Your instructions | Set down the data below from its first line to the line holding "13, dy: -10", inclusive; omit all pictures.

Supplied material |
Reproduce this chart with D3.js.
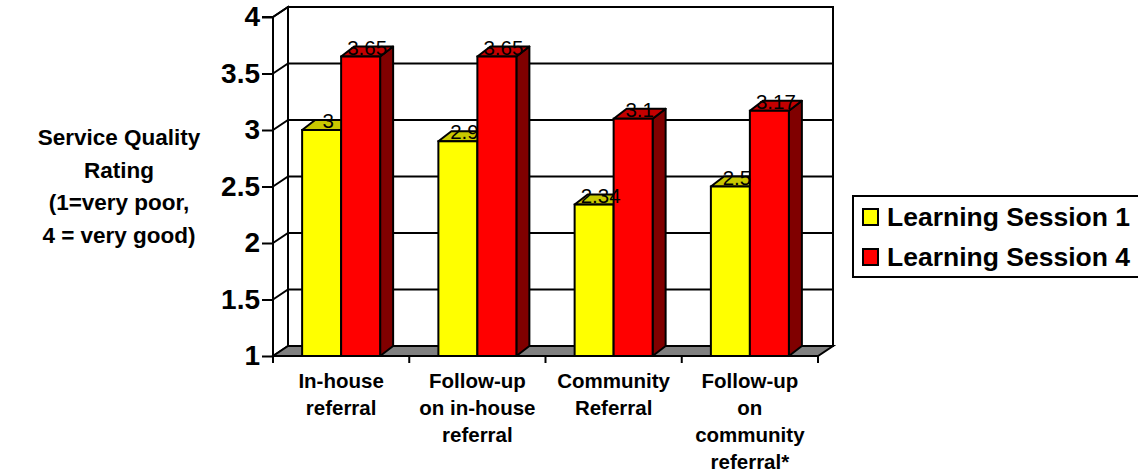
<!DOCTYPE html>
<html>
<head>
<meta charset="utf-8">
<script src="https://cdn.jsdelivr.net/npm/d3@7"></script>
<style>
  html, body { margin: 0; padding: 0; background: #fff; }
  svg { display: block; }
  text { font-family: "Liberation Sans", Arial, Helvetica, sans-serif; fill: #000; }
</style>
</head>
<body>
<svg id="chart" width="1138" height="474"></svg>
<script>
// Service quality ratings by referral step, two learning sessions
const categories = [
  ["In-house", "referral"],
  ["Follow-up", "on in-house", "referral"],
  ["Community", "Referral"],
  ["Follow-up", "on", "community", "referral*"]
];
const session1 = [3, 2.9, 2.34, 2.5];
const session4 = [3.65, 3.65, 3.1, 3.17];
const seriesNames = ["Learning Session 1", "Learning Session 4"];
const yTicks = [1, 1.5, 2, 2.5, 3, 3.5, 4];
const yTitle = ["Service Quality", "Rating", "(1=very poor,", "4 = very good)"];

const svg = d3.select("#chart");

// plot frame (front plane) and 3-D depth offsets
const plotLeft = 273, plotRight = 818, plotTop = 17, plotBottom = 356;
const depth = { dx: 15, dy: -10 };     // wall / floor depth
const barDepth = { dx: 13, dy: -10 };  // column depth

const y = d3.scaleLinear().domain([1, 4]).range([plotBottom, plotTop]);
const x = d3.scaleBand().domain(d3.range(categories.length)).range([plotLeft, plotRight]).paddingInner(0).paddingOuter(0);
const groupWidth = 78;
const xs = d3.scaleBand().domain([0, 1]).range([0, groupWidth]);

const series = [
  { name: seriesNames[0], values: session1, front: "#FFFF00", topFill: "#C8C800", side: "#9A9A00" },
  { name: seriesNames[1], values: session4, front: "#FF0000", topFill: "#C40000", side: "#800000" }
];

const g = svg.append("g");
const line = d3.line();

// back wall
g.append("rect")
  .attr("x", plotLeft + depth.dx).attr("y", plotTop + depth.dy)
  .attr("width", plotRight - plotLeft).attr("height", plotBottom - plotTop)
  .attr("fill", "#fff").attr("stroke", "#000").attr("stroke-width", 2);

// left side wall
g.append("path")
  .attr("d", line([[plotLeft, plotTop], [plotLeft + depth.dx, plotTop + depth.dy], [plotLeft + depth.dx, plotBottom + depth.dy], [plotLeft, plotBottom]]) + "Z")
  .attr("fill", "#fff").attr("stroke", "#000").attr("stroke-width", 2);

// gridlines on side wall and back wall
yTicks.filter(v => v > 1).forEach(v => {
  const yy = y(v);
  g.append("path")
    .attr("d", line([[plotLeft, yy], [plotLeft + depth.dx, yy + depth.dy], [plotRight + depth.dx, yy + depth.dy]]))
    .attr("fill", "none").attr("stroke", "#000").attr("stroke-width", 2);
});

// floor
g.append("path")
  .attr("d", line([[plotLeft, plotBottom], [plotLeft + depth.dx, plotBottom + depth.dy], [plotRight + depth.dx, plotBottom + depth.dy], [plotRight, plotBottom]]) + "Z")
  .attr("fill", "#808080").attr("stroke", "#000").attr("stroke-width", 2);

// columns
categories.forEach((c, i) => {
  const x0 = x(i) + (x.bandwidth() - groupWidth) / 2;
  series.forEach((s, j) => {
    const bx = x0 + xs(j), bw = xs.bandwidth();
    const yt = y(s.values[i]), yb = y(1);
    const bg = g.append("g");
    // side face
    bg.append("path")
      .attr("d", line([[bx + bw, yt], [bx + bw + barDepth.dx, yt + barDepth.dy], [bx + bw + barDepth.dx, yb + barDepth.dy], [bx + bw, yb]]) + "Z")
      .attr("fill", s.side).attr("stroke", "#000").attr("stroke-width", 2).attr("stroke-linejoin", "round");
    // top face
    bg.append("path")
      .attr("d", line([[bx, yt], [bx + barDepth.dx, yt + barDepth.dy], [bx + bw + barDepth.dx, yt + barDepth.dy], [bx + bw, yt]]) + "Z")
      .attr("fill", s.topFill).attr("stroke", "#000").attr("stroke-width", 2).attr("stroke-linejoin", "round");
    // front face
    bg.append("rect")
      .attr("x", bx).attr("y", yt).attr("width", bw).attr("height", yb - yt)
      .attr("fill", s.front).attr("stroke", "#000").attr("stroke-width", 2);
  });
});

// value labels
categories.forEach((c, i) => {
  const x0 = x(i) + (x.bandwidth() - groupWidth) / 2;
  series.forEach((s, j) => {
    const cx = x0 + xs(j) + xs.bandwidth() / 2 + barDepth.dx / 2;
    g.append("text")
      .attr("x", cx).attr("y", y(s.values[i]) - 2)
      .attr("text-anchor", "middle")
      .attr("font-size", 20.5)
      .text(String(s.values[i]));
  });
});

// value axis
const yAxis = d3.axisLeft(y).tickValues(yTicks).tickSize(11).tickPadding(2).tickFormat(d => String(d));
const ya = svg.append("g").attr("transform", `translate(${plotLeft},0)`).call(yAxis);
ya.select(".domain").attr("stroke", "#000").attr("stroke-width", 2).attr("d", `M-11,${plotTop}H0V${plotBottom + 7}`);
ya.selectAll(".tick line").attr("stroke", "#000").attr("stroke-width", 2);
ya.selectAll(".tick text")
  .attr("font-size", 28).attr("font-weight", "bold")
  .attr("font-family", '"Liberation Sans", Arial, sans-serif').attr("fill", "#000");

// category axis: baseline, boundary ticks, labels
svg.append("line")
  .attr("x1", plotLeft).attr("x2", plotRight).attr("y1", plotBottom).attr("y2", plotBottom)
  .attr("stroke", "#000").attr("stroke-width", 2);
d3.range(categories.length + 1).forEach(i => {
  const xx = i < categories.length ? x(i) : x(i - 1) + x.step();
  svg.append("line")
    .attr("x1", xx).attr("x2", xx).attr("y1", plotBottom).attr("y2", plotBottom + 7)
    .attr("stroke", "#000").attr("stroke-width", 2);
});
categories.forEach((lines, i) => {
  const t = svg.append("text")
    .attr("text-anchor", "middle")
    .attr("font-size", 20.5).attr("font-weight", "bold");
  lines.forEach((ln, k) => {
    t.append("tspan").attr("x", x(i) + x.bandwidth() / 2).attr("y", 388 + k * 27).text(ln);
  });
});

// value axis title
const tt = svg.append("text").attr("text-anchor", "middle").attr("font-size", 22.5).attr("font-weight", "bold");
yTitle.forEach((ln, k) => {
  tt.append("tspan").attr("x", 119).attr("y", 145 + k * 32.5).text(ln);
});

// legend
const lg = svg.append("g");
lg.append("rect")
  .attr("x", 853).attr("y", 196).attr("width", 300).attr("height", 81)
  .attr("fill", "#fff").attr("stroke", "#000").attr("stroke-width", 2);
series.forEach((s, j) => {
  const yy = 209 + j * 40;
  lg.append("rect").attr("x", 863).attr("y", yy).attr("width", 15).attr("height", 16)
    .attr("fill", s.front).attr("stroke", "#000").attr("stroke-width", 2);
  lg.append("text").attr("x", 887).attr("y", yy + 17)
    .attr("font-size", 26.5).attr("font-weight", "bold").text(s.name);
});
</script>
</body>
</html>
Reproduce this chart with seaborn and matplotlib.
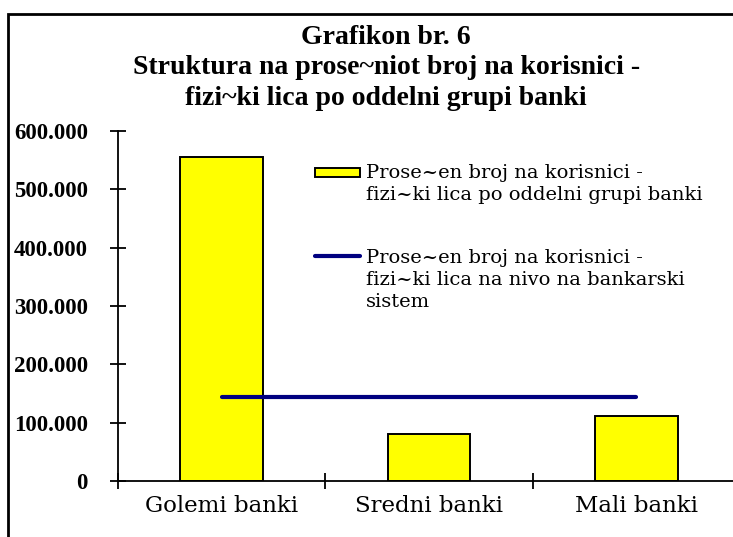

Solution |
Reproduce this chart with D3.js.
<!DOCTYPE html>
<html>
<head>
<meta charset="utf-8">
<script src="https://cdn.jsdelivr.net/npm/d3@7"></script>
<style>
  html, body { margin: 0; padding: 0; background: #fff; }
  svg { display: block; }
  text { font-family: "Liberation Sans", Arial, Helvetica, sans-serif; fill: #000; }
</style>
</head>
<body>
<svg id="chart" width="1138" height="474"></svg>
<script>
// Service quality ratings by referral step, two learning sessions
const categories = [
  ["In-house", "referral"],
  ["Follow-up", "on in-house", "referral"],
  ["Community", "Referral"],
  ["Follow-up", "on", "community", "referral*"]
];
const session1 = [3, 2.9, 2.34, 2.5];
const session4 = [3.65, 3.65, 3.1, 3.17];
const seriesNames = ["Learning Session 1", "Learning Session 4"];
const yTicks = [1, 1.5, 2, 2.5, 3, 3.5, 4];
const yTitle = ["Service Quality", "Rating", "(1=very poor,", "4 = very good)"];

const svg = d3.select("#chart");

// plot frame (front plane) and 3-D depth offsets
const plotLeft = 273, plotRight = 818, plotTop = 17, plotBottom = 356;
const depth = { dx: 15, dy: -10 };     // wall / floor depth
const barDepth = { dx: 13, dy: -10 };  // column depth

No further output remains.